Saat komedinya tak mampu membuat saya tertawa, lebih dari dua kali, perhatian saya pun dialihkan untuk menikmati keromantisan “Cinta Brontosaurus”, berharap setidaknya ada yang saya suka di film ini. Ternyata tak ada bedanya, saya juga tidak mengerti cara terbaik untuk menikmati porsi drama romansanya, yang lagi-lagi diisi oleh cinta-cintaan cheesy dan mengeksploitasi kegalauan Dika. Ketika membangun kegalauan lebih penting, chemistry antara Dika dan Jessica pun diabaikan, hubungan mereka dibiarkan terkurung tak berkembang, bertele-tele, dipanjang-panjangkan, pada akhirnya cinta yang membosankan, wajarlah jika Jessica minta putus.
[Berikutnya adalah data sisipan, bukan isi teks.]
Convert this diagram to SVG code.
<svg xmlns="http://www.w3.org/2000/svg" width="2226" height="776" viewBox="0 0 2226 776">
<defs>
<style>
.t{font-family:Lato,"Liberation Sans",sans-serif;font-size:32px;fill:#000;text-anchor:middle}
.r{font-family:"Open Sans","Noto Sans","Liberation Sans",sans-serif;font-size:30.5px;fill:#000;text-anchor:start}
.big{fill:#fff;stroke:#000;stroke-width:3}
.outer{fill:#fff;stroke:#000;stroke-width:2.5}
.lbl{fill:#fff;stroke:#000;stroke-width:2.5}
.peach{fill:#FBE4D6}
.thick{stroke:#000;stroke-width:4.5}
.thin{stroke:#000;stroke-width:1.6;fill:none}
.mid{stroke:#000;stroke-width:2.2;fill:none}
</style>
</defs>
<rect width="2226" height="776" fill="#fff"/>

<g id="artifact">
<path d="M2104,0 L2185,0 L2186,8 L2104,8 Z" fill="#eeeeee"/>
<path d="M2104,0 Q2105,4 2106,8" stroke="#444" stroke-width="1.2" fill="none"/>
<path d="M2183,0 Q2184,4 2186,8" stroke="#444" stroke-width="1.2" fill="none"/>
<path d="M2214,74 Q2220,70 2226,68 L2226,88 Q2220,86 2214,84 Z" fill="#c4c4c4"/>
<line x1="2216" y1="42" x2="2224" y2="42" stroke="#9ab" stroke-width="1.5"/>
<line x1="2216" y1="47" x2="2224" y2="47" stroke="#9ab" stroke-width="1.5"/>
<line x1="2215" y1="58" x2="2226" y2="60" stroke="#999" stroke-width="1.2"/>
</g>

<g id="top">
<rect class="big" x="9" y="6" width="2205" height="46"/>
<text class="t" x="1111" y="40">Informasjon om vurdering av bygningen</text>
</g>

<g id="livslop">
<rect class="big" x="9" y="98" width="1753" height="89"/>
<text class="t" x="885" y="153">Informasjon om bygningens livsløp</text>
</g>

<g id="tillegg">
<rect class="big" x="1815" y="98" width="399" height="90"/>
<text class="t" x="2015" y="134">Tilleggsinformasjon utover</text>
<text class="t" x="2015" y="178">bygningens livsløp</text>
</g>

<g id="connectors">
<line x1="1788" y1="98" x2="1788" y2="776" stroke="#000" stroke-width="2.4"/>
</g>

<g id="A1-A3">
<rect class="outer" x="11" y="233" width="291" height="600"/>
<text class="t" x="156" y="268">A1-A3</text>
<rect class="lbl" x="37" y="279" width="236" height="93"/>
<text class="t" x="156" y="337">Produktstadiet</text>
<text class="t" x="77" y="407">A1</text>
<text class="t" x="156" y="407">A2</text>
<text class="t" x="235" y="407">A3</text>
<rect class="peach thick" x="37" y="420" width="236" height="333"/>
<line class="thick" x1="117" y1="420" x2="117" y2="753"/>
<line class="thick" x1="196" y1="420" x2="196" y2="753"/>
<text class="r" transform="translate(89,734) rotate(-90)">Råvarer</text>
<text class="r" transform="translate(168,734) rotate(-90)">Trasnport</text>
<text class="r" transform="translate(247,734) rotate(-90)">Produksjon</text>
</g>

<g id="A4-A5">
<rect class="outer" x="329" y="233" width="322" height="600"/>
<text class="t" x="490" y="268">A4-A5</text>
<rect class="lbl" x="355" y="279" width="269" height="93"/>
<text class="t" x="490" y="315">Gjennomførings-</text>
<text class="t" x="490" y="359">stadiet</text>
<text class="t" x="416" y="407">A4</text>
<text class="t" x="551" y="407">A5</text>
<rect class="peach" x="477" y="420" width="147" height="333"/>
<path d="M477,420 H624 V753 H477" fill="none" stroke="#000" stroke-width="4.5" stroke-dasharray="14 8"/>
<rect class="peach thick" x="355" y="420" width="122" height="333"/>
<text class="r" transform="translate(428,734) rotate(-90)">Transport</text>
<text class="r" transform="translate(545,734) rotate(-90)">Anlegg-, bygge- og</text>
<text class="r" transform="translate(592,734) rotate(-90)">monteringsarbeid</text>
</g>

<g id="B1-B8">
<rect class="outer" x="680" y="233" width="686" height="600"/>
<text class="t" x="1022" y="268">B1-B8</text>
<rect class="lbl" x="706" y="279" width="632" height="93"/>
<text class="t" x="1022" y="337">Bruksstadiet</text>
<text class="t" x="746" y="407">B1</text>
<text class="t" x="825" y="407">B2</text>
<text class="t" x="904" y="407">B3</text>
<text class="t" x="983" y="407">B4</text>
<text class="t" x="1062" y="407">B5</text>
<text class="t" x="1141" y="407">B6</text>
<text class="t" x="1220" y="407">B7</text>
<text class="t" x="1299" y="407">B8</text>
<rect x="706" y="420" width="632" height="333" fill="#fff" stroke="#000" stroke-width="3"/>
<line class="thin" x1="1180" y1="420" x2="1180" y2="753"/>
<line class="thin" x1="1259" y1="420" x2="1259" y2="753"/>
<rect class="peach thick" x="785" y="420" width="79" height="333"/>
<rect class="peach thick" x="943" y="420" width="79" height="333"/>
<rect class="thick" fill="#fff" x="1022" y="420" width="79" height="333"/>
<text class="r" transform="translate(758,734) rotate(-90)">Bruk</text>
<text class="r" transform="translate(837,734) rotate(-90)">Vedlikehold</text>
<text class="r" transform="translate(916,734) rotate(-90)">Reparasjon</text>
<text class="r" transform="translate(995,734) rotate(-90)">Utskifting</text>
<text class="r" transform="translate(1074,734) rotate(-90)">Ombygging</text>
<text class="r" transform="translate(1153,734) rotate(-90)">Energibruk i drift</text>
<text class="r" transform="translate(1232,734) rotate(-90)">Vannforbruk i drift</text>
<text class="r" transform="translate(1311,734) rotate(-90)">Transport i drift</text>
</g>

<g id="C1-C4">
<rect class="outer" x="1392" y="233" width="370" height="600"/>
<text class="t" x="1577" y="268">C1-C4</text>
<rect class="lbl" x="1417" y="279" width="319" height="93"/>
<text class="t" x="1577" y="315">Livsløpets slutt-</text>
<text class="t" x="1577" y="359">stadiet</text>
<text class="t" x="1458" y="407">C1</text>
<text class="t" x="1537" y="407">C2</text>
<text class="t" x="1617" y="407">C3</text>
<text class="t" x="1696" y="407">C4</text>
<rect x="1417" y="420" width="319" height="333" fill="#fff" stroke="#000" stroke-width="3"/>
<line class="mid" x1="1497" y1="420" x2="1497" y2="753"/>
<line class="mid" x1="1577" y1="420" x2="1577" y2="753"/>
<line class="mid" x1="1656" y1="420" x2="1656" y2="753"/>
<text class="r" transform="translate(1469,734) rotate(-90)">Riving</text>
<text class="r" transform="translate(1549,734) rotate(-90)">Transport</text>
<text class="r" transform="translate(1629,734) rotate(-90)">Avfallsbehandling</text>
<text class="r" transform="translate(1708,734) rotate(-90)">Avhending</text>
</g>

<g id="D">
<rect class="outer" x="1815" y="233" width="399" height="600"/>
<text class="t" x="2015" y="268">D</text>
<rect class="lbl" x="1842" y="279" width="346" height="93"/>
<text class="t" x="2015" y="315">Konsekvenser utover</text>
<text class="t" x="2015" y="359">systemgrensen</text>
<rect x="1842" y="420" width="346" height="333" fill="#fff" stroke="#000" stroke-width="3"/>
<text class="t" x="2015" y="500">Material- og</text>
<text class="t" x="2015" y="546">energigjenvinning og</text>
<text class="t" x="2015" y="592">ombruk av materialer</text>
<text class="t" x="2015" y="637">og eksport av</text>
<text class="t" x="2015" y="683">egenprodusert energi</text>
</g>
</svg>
Ok, porsi cinta-cintaannya pun tak berhasil membuat saya tertarik, saya memutuskan untuk kembali mengalihkan perhatian saya ke komedi, yang memang jadi jualan utamanya “Cinta Brontosaurus”. Ternyata lompat ke paruh kedua menuju akhir, tidak ada yang beda—becandaan film ini tetaplah sekaku akting Raditya Dika yang untuk bermain sebagai dirinya sendiri pun tampaknya kesulitan. Satu-satunya yang bisa menghibur saya justru ketika Dika satu frame dengan keluarganya di meja makan, ada momen asyik yang diciptakan ketika keluarga Dika dikumpulkan, sayangnya porsi keluarga hanyalah sebagai pelengkap. Galau, gombal dan petuah-petuah cinta kacangan tetap jadi porsi yang paling banyak disumpalkan ke penonton. Kalau kata Dika cinta bisa kadaluarsa, begitu juga dengan “Cinta Brontosaurus”-nya, kadaluarsa.